42 U.S.C. § 1997e(a). Exhaustion of available administrative remedies is a precondition to suit. Dale v. Lappin, 376 F.3d 652, 655 (7th Cir. 2004). See also Perez v. Wis. Dept. of Corr., 182 F.3d 532, 534-535 (7th Cir. 1999) (stating that §1997e(a) of the PLRA "makes exhaustion a precondition to bringing suit" under § 1983). Failure to exhaust administrative remedies is an affirmative defense; defendants bear the burden of proving a failure to exhaust. See Jones v. Bock, 549 U.S. 199, 216 (2007); Dole v. Chandler, 483 F.3d 804, 809 (7th Cir. 2006). The Supreme Court has interpreted the PLRA to require "proper exhaustion" prior to filing suit. See Woodford v. Ngo, 548 U.S. 81, 84 (2006). This means "using all steps that the agency holds out, and doing so properly (so that the agency addresses the issues on the merits)." Id. at 90, (quoting Pozo v. McCaughtry, 286 F.3d 1022, 1024 (7th Cir. 2002)).

The Illinois Administrative Code sets out the procedure for the filing of grievances by inmates. An inmate must first attempt to resolve the complaint informally. If the complaint is not resolved, the inmate may file a grievance within 60 days after the discovery of the incident, occurrence, or problem that gives rise to the grievance. Ill. Admin. Code § 504.810. The grievance officer is required to advise the CAO at the facility in writing of the findings on the grievance. The CAO shall advise the inmate of the decision on the grievance within two months of it having been filed. Ill. Admin. Code § 504.830. An inmate may appeal the decision of the CAO in writing within 30 days. Ill. Admin. Code § 504.850. See also Dole v. Chandler, 438 F.3d 804, 806-07 (7th Cir. 2006).

Taking as true the representation in the affidavit submitted in response to the Motion for Summary Judgment and Plaintiff's testimony at the July 1 hearing that he did not attempt to appeal the grievances regarding the incidents in this lawsuit to the ARB until July 21, 2007, the Court finds that Plaintiff did not exhaust his administrative remedies prior to filing his lawsuit on July 12, 2007. Exhaustion is a precondition to filing suit. The facts raised in the Motion for Summary Judgment and response thereto and those adduced at the hearing clearly show that Plaintiff did not complete the administrative process prior to filing his lawsuit. Thus, he had not exhausted all available administrative remedies prior to filing suit as required under the PLRA.

CONCLUSION

For the reasons set forth above, it is hereby RECOMMENDED that the Court FIND that Plaintiff failed to exhaust his administrative remedies prior to filing suit, that Defendants' Motion for Summary Judgment (Doc. 20) be GRANTED, that the action be DISMISSED, and that the Court adopt the foregoing findings of fact and conclusions of law.
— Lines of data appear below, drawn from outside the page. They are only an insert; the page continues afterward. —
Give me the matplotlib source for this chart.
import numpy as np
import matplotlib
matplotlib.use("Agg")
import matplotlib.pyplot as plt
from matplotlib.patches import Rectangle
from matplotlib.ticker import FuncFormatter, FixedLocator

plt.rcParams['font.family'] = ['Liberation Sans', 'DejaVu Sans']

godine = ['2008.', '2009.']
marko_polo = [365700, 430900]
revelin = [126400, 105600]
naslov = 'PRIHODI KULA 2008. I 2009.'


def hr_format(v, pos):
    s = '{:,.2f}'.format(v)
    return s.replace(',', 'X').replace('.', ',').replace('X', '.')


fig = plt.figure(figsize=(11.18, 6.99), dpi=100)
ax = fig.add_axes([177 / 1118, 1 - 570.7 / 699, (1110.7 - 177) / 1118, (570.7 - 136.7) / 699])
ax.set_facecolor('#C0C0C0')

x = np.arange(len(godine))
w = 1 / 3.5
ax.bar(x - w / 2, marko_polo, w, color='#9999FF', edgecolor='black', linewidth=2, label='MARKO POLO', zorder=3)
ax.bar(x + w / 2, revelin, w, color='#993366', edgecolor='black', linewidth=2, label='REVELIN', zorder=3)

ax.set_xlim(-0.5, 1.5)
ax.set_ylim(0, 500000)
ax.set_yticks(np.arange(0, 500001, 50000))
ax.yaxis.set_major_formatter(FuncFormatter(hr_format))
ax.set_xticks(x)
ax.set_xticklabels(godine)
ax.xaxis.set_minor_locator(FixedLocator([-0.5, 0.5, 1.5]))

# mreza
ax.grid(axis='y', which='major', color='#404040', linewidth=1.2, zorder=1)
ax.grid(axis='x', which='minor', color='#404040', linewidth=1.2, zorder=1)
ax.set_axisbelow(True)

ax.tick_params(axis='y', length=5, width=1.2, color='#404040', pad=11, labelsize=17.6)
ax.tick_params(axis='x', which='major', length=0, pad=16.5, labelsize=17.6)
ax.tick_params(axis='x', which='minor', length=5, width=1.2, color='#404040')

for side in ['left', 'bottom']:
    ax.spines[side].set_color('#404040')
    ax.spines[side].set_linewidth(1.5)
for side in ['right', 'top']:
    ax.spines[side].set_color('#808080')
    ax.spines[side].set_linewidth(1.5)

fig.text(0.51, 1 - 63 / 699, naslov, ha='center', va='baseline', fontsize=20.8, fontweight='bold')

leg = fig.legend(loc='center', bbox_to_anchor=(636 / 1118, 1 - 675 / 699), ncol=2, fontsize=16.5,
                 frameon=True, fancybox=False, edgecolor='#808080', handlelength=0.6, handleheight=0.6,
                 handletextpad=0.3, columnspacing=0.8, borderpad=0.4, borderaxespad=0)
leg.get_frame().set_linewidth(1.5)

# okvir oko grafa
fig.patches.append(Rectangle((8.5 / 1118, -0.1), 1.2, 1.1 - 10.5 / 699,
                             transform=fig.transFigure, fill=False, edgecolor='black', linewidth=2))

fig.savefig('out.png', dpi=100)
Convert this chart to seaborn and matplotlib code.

Pursuant to 28 U.S.C. § 636(b)(1) and Local Rule 73.1, the parties shall have ten (10) days after the service of this Recommendation to file written objections thereto. The failure to file a timely objection may result in the waiver of the right to challenge these Recommendations before either the District Court or the Court of Appeals. Snyder v. Nolen, 380 F.3d 279, 284 (7th Cir. 2004); United States v. Hernandez-Rivas, 348 F.3d 595, 598 (7th Cir. 2003).